A entrada em funcionamento das portagens não-pagas nalgumas scut’s (portagens sem custos para os utilizadores) criou uma evidente injustiça, pois quem não utiliza essas auto-estradas paga para que outros por lá passem sem terem pagar. O método mais justo, eficiente e eficaz é o do ‘utilizador-pagador’, pois quem usufrui do serviço deve pagá-lo... Tudo o resto soa a demagogia, senão mesmo a populismo barato.
1. Vejamos em que constava o tal serviço ‘scut’. O conceito de portagens ‘scut’ foi introduzido em Portugal em 1997 durante o governo de António Guterres, sendo baseado no modelo das shadow toll (portagens virtuais), o qual já era implementado no Reino Unido desde 1993. O primeiro contrato a ser assinado foi o da Concessão da Beira Interior (em setembro de 1999), através do qual o Estado português entregou aquela concessão à empresa Scutvias por um período de 30 anos.
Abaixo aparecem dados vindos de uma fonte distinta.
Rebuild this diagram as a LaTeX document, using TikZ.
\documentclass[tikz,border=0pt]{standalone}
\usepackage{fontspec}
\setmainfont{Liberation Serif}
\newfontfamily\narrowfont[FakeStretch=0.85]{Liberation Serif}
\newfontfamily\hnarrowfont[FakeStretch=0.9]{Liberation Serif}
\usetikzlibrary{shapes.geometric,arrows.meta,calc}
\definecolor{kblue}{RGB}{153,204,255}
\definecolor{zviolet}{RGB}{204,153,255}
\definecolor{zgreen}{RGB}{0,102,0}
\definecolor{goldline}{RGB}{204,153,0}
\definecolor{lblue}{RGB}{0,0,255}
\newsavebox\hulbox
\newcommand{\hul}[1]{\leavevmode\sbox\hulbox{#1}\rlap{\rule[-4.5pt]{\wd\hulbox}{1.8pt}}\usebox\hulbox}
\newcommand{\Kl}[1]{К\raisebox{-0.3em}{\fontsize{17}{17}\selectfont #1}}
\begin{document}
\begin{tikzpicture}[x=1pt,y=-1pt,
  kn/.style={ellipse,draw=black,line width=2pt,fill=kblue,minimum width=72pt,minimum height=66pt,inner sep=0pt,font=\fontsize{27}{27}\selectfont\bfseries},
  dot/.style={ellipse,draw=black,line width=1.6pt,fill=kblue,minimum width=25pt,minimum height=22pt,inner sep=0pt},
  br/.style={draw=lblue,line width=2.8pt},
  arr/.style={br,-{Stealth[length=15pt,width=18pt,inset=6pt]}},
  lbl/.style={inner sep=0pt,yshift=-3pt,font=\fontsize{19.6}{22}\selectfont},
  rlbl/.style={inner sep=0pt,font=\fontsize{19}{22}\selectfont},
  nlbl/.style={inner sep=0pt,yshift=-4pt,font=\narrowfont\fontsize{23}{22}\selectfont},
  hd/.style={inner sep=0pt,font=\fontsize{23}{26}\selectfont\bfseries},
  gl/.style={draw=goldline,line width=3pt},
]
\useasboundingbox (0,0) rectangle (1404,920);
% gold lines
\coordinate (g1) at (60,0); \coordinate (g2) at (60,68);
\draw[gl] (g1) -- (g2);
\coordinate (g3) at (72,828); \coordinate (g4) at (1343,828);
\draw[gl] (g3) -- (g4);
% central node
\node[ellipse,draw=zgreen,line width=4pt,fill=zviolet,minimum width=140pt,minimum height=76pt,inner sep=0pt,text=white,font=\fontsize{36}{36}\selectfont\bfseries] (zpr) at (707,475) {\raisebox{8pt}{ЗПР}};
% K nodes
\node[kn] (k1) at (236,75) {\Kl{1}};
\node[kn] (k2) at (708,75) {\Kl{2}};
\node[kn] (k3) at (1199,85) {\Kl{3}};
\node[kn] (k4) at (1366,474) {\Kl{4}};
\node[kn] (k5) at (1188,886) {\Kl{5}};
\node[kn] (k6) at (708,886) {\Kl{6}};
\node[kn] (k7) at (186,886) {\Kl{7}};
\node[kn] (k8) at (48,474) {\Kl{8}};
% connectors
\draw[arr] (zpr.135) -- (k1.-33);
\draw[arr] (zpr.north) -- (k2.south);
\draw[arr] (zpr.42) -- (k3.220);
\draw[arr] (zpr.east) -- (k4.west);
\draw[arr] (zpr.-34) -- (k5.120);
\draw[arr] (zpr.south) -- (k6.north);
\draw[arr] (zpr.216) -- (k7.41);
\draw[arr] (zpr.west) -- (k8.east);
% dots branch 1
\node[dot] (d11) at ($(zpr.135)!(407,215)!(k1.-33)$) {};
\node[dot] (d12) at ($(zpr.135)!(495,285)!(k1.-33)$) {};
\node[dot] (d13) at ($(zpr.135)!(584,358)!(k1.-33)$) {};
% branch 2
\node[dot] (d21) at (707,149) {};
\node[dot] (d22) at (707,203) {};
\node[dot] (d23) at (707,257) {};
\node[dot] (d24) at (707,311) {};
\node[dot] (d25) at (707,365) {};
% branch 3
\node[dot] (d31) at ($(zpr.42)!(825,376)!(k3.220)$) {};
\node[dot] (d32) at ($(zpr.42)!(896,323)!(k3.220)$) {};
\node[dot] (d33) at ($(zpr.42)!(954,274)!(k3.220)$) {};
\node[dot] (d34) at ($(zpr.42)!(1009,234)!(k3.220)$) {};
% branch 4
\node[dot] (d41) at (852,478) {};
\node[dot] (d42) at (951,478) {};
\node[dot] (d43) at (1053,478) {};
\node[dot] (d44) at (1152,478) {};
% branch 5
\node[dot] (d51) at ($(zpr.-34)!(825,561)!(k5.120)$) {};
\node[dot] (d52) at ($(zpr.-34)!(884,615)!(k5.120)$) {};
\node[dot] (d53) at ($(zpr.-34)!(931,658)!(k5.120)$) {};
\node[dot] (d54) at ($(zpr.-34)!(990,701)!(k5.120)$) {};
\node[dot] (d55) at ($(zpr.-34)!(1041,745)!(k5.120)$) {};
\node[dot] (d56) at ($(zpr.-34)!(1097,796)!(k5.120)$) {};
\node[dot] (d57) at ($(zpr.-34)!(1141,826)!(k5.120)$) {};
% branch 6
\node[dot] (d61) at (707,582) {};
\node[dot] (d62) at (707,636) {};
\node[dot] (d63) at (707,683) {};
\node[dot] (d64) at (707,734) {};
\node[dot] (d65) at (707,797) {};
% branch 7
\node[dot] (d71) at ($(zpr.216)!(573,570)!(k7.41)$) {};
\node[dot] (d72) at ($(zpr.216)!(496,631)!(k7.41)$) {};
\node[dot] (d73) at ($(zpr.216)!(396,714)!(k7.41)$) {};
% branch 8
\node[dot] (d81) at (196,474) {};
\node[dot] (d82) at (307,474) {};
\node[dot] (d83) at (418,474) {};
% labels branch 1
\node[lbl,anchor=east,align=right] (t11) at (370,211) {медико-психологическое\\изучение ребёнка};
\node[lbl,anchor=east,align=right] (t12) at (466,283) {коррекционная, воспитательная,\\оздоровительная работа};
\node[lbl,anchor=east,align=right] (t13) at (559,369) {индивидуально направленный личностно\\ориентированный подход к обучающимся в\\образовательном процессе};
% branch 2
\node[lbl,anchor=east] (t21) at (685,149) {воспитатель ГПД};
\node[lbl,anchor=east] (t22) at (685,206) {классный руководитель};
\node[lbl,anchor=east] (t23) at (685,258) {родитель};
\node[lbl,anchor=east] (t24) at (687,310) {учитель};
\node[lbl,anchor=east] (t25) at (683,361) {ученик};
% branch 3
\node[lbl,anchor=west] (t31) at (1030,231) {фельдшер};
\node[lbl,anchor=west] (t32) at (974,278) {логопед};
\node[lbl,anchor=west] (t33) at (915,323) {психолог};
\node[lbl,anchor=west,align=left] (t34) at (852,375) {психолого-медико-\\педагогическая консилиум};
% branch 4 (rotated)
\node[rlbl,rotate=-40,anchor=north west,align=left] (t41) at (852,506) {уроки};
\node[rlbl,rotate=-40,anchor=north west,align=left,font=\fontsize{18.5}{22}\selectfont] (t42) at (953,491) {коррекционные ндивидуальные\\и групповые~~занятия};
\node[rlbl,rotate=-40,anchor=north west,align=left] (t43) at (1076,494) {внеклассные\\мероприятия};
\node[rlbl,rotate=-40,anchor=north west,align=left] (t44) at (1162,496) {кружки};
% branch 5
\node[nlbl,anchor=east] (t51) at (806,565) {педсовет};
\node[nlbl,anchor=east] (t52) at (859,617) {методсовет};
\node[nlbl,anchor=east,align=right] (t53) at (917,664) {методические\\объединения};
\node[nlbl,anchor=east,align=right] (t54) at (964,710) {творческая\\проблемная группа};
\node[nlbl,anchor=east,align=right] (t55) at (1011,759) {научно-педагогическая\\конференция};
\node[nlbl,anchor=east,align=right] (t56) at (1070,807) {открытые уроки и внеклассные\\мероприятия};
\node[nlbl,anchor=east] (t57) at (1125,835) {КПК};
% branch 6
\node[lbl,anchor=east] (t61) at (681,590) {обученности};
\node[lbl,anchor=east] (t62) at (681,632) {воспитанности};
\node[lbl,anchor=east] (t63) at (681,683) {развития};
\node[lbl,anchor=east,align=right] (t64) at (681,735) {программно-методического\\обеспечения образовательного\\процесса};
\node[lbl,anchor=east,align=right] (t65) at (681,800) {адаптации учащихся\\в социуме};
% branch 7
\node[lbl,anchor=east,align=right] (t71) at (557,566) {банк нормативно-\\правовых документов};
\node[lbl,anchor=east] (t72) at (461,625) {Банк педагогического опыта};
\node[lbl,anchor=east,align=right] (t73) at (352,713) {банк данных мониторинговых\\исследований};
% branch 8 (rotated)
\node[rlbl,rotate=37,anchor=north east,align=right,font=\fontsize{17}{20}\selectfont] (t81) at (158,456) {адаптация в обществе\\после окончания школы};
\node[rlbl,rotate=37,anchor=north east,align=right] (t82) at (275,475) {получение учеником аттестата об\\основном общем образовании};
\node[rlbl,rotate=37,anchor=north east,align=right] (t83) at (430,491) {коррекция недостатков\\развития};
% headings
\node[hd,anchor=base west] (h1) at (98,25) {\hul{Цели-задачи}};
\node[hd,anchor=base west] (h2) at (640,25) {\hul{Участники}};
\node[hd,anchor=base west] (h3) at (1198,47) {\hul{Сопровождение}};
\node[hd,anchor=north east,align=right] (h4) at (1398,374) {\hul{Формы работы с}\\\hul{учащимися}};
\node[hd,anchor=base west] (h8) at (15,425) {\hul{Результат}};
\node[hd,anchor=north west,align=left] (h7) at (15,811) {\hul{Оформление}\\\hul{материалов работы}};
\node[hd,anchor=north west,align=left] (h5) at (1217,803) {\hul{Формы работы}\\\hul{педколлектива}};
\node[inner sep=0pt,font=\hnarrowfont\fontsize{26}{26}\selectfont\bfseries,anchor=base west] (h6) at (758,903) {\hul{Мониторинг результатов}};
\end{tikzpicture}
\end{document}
Nesta concessão (tal como nas outras 9 concessões SCUT que viriam a ser criadas), o concessionário privado não só recebeu a responsabilidade de construir novas estradas como também de manter estradas que já existiam. Deste modo, em finais da década de 2000 existiam em Portugal dez concessões financiadas por portagens ‘scut’, cujos contratos haviam sido assinados entre 1999 e 2006.
Entre 2010 e 2016, praticamente todos os contratos de concessões ‘scut’ foram revistos, em parte com o objetivo de diminuir as rendas pagas pelos concedentes aos concessionários. No caso das concessões do Estado, as alterações incluíram não só a mudança total do modelo de concessão (passaram de um regime de portagens ‘scut’ para um regime de disponibilidade) como também a introdução de portagens reais, uma medida que se revelou bastante controversa desde que foi proposta pela primeira vez (em 2002) e que trouxe este modelo de financiamento para a discussão na praça pública.
2. As reivindicações quanto ao não-pagamento de portagem nas ex-scut teve implicações, no início deste ano, nalgumas situações mais reivindicativas. Em causa estão as portagens dos seguintes troços de autoestrada: A4 (transmontana e túnel do Marão); A13 e A13-1 (Pinhal Interior); A22 (Algarve); A23 (Beira Interior); A24 (Interior Norte); A25 (Beiras Litoral e Alta); A28 (Minho nos troços entre Esposende e Antas e entre Neiva e Darque). Com esta discriminação se pretendeu dar, a certas regiões mais no interior do país, a possibilidade de terem melhores condições de deslocação, dado que as alternativas a essas vias estavam em menos boas referências, segundo os reivindicativos.
3. Segundo alguns mentores desta mudança na forma de uso da ‘scut’ pretende-se promover a coesão territorial, aliviando os custos financeiros para os condutores e incentivando o desenvolvimento económico das regiões afetadas. O custo estimado desta política para os cofres do Estado é de cerca de 157 milhões de euros em 2025, podendo atingir 1,5 mil milhões de euros até ao final das concessões, em 2040. Entretanto, a associação dos concessionários (de autoestradas e de pontes com portagens) alertou para o impacto desta medida nos contribuintes, sublinhando que os custos de manutenção e operação das vias serão agora suportados integralmente pelo erário público… Tanto dinheiro a gastar terá os seus custos, nas contas gerais, irremediavelmente!
4. Não será que esta discriminação é quase-cega e que deixa alguém em risco? Por que tem de pagar aquelas ‘scut’ quem lá não passa? Mesmo que se pretenda ajudar quem vive no interior não será com medidas destas à la carte que se irá beneficiar e potenciar certas regiões… Iremos continuar a ter pavimentos nessas ‘scut’ de qualidade mínima, se for o erário público a suportar os custos?
5. A ‘engenharia’ ideológica, que uniu socialistas e extremistas de direita – usando a nomenclatura em uso no léxico partidário – dá a impressão que foi engendrada para servir certas candidaturas autárquicas. Assim sendo, pouco importa quem propõe ou quem votou: os interesses e arranjos de futuro foram pensados agora. Será que serão recompensados, quando forem sufragados?